Bachs Kantaten und Harnoncourts Erbe
Stefan Gottfried sprang beim »Weihnachtsoratorium« im Konzerthaus für Philippe Jordan ein.
Oft ist es am Abend anders. Wie zuletzt im Wiener Konzerthaus. Philippe Jordan, Chefdirigent der Wiener Symphoniker und designierter Musikdirektor der Wiener Staatsoper, sollte mit seinem Orchester, dem Wiener Singverein, und einem ausgewählten Solistenensemble die drei ersten Kantaten aus Johann Sebastian Bachs Weihnachtsoratorium an drei Abenden im Großen Konzerthaussaal dirigieren. Doch er musste krankheitsbedingt seine Aufgabe zurücklegen – wie auch die vorgesehenen beiden Herrensolisten, Werner Güra und Andr`e Schuen.
Kurz entschlossen wandte sich die Wiener Konzerthausgesellschaft, denn die Aufführungen standen unmittelbar bevor, an Stefan Gottfried, den langjährigen Mitarbeiter von Nikolaus Harnoncourt, mittlerweile auch dessen Nachfolger als Leiter des Concentus musicus und Professor an der Wiener Musikuniversität. Er sprang in letzter Minute für den Symphoniker-Chef ein und sorgte schließlich – die zweite Überraschung dieser Serie – für eine lebendige, meist hochkarätige Darstellung dieses Bach-Oratoriums.
So ohne weiteres vorauszusehen war das nicht. Denn Gottfried musste in höchst knapper Zeit die Ensembles erst einmal von seinen interpretatorischen Vorstellungen überzeugen. Und die sind unzwei- felhaft von Harnoncourts Klangrede geprägt. Vor allem für die Symphoniker bedeutete das eine Umstellung, weniger für die Wiener Singakademie, die bei diesen Aufführungen einmal mehr zeigte, auf welches Niveau sie sich durch die langjährige Arbeit mit Heinz Ferlesch gesteigert hat.
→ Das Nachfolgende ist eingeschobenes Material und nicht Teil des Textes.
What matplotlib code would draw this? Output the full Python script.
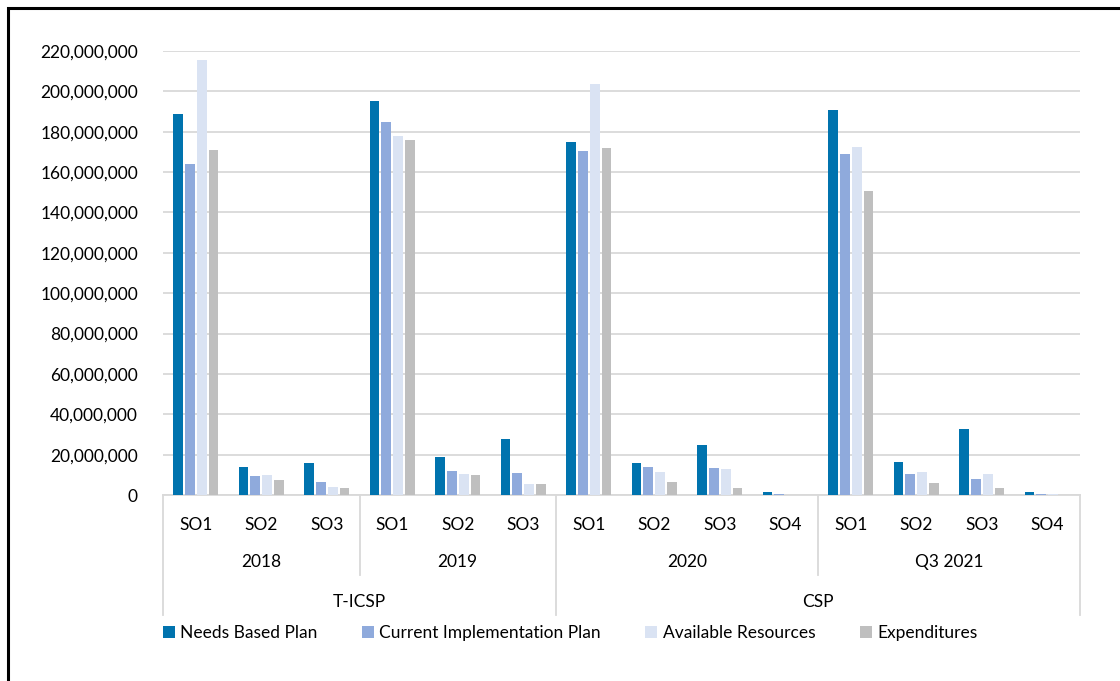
import numpy as np
import matplotlib.pyplot as plt
from matplotlib.patches import Rectangle

plt.rcParams['font.family'] = ['Lato', 'DejaVu Sans']

# categories
so_labels = ['SO1', 'SO2', 'SO3', 'SO1', 'SO2', 'SO3',
             'SO1', 'SO2', 'SO3', 'SO4', 'SO1', 'SO2', 'SO3', 'SO4']
years = ['2018', '2019', '2020', 'Q3 2021']
year_sizes = [3, 3, 4, 4]
programs = ['T-ICSP', 'CSP']
program_sizes = [6, 8]

# series values
needs_based = [188.9e6, 13.9e6, 16.0e6, 195.4e6, 18.9e6, 27.8e6,
               174.7e6, 15.7e6, 24.8e6, 1.5e6, 190.9e6, 16.4e6, 32.8e6, 1.5e6]
current_impl = [163.8e6, 9.3e6, 6.3e6, 184.8e6, 11.9e6, 11.1e6,
                170.4e6, 13.9e6, 13.4e6, 0.7e6, 169.2e6, 10.3e6, 8.1e6, 0.3e6]
available = [215.4e6, 9.8e6, 4.1e6, 177.8e6, 10.6e6, 5.3e6,
             203.6e6, 11.4e6, 13.1e6, 0.0, 172.4e6, 11.4e6, 10.6e6, 0.3e6]
expenditures = [170.7e6, 7.4e6, 3.5e6, 175.8e6, 9.9e6, 5.3e6,
                171.9e6, 6.6e6, 3.6e6, 0.0, 150.4e6, 6.0e6, 3.5e6, 0.0]

series_names = ['Needs Based Plan', 'Current Implementation Plan',
                'Available Resources', 'Expenditures']
series = [needs_based, current_impl, available, expenditures]
colors = ['#0073AE', '#8FAADC', '#DAE3F3', '#BFBFBF']


def main():
    fig = plt.figure(figsize=(11.2, 6.81), dpi=100)
    ax = fig.add_axes([163 / 1120, 1 - 495 / 681, (1080 - 163) / 1120, (495 - 51) / 681])

    x = np.arange(len(so_labels))
    step = 0.18
    width = 0.15
    for i, (name, vals, c) in enumerate(zip(series_names, series, colors)):
        ax.bar(x + (i - 1.5) * step, vals, width, color=c, label=name, zorder=3)

    ax.set_xlim(-0.5, len(so_labels) - 0.5)
    ax.set_ylim(0, 220e6)
    ax.set_yticks(np.arange(0, 220e6 + 1, 20e6))
    ax.set_yticklabels([f'{int(v):,}' for v in np.arange(0, 220e6 + 1, 20e6)])
    ax.yaxis.grid(True, color='#D9D9D9', lw=1.3, zorder=0)
    ax.tick_params(axis='y', length=0, pad=18, labelsize=12.5)
    ax.tick_params(axis='x', length=0, pad=16, labelsize=12.5)
    ax.set_xticks(x)
    ax.set_xticklabels(so_labels)
    for s in ['top', 'right', 'left']:
        ax.spines[s].set_visible(False)
    ax.spines['bottom'].set_color('#D9D9D9')
    ax.spines['bottom'].set_linewidth(1.3)

    # multi-level category axis
    h = 495 - 51
    tr = ax.get_xaxis_transform()
    y_year = -(562 - 495) / h
    y_prog = -(602 - 495) / h
    short = -(575 - 495) / h
    long_ = -(615 - 495) / h

    start = -0.5
    for lab, n in zip(years, year_sizes):
        ax.text(start + n / 2, y_year, lab, transform=tr, ha='center', va='center', fontsize=12.5)
        start += n
    start = -0.5
    for lab, n in zip(programs, program_sizes):
        ax.text(start + n / 2, y_prog, lab, transform=tr, ha='center', va='center', fontsize=12.5)
        start += n

    bounds = np.cumsum([0] + year_sizes) - 0.5
    prog_bounds = set(np.cumsum([0] + program_sizes) - 0.5)
    for b in bounds:
        y_end = long_ if b in prog_bounds else short
        ax.plot([b, b], [0, y_end], transform=tr, color='#D9D9D9', lw=1.3, clip_on=False)

    fig.legend(loc='center', bbox_to_anchor=(0.509, 1 - 633 / 681), ncol=4, frameon=False,
               fontsize=12.5, handlelength=0.7, handleheight=0.7, handletextpad=0.3,
               columnspacing=2.55)

    # outer border
    fig.patches.append(Rectangle((8 / 1120, -0.1), 1.2, 1 - 8 / 681 + 0.1, transform=fig.transFigure,
                                 fill=False, edgecolor='black', lw=2.2))

    fig.savefig('out.png', dpi=100)


if __name__ == '__main__':
    main()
Überzeugender Chor. Aber offensichtlich fanden beide, Orchester und Chor, an Stefan Gottfrieds Ideen viel Gefallen, selbst wenn es da und dort noch einigen Feinschliffs beim Orchester bedurft hätte, in dem vor allem Bläser einmal mehr ihre besondere Klasse aufblitzen ließen. Die Choristen überzeugten vornehmlich in den mit viel Artikulationsklarheit und Phrasierungsintelligenz interpretierten Chorälen, präsentierten auch die rascheren Partien, für die der Dirigent zügige Tempi nahm, meist sehr durchsichtig.
Unterschiedlich gefielen die vier Solisten. Ob es Zufall war, dass die von Anfang an vorgesehenen Damen – die untadelige Sopransolistin Julia Kleiter und die ihren Part noch eindringlicher gestaltende Altistin Wiebke Lehmkuhl – die beiden Herren dominierten? Der Tenor Maximilian Schmitt konnte mehr in den Rezitativen als in den ariosen Abschnitten überzeugen, blass wirkte der Bariton Manuel Walser.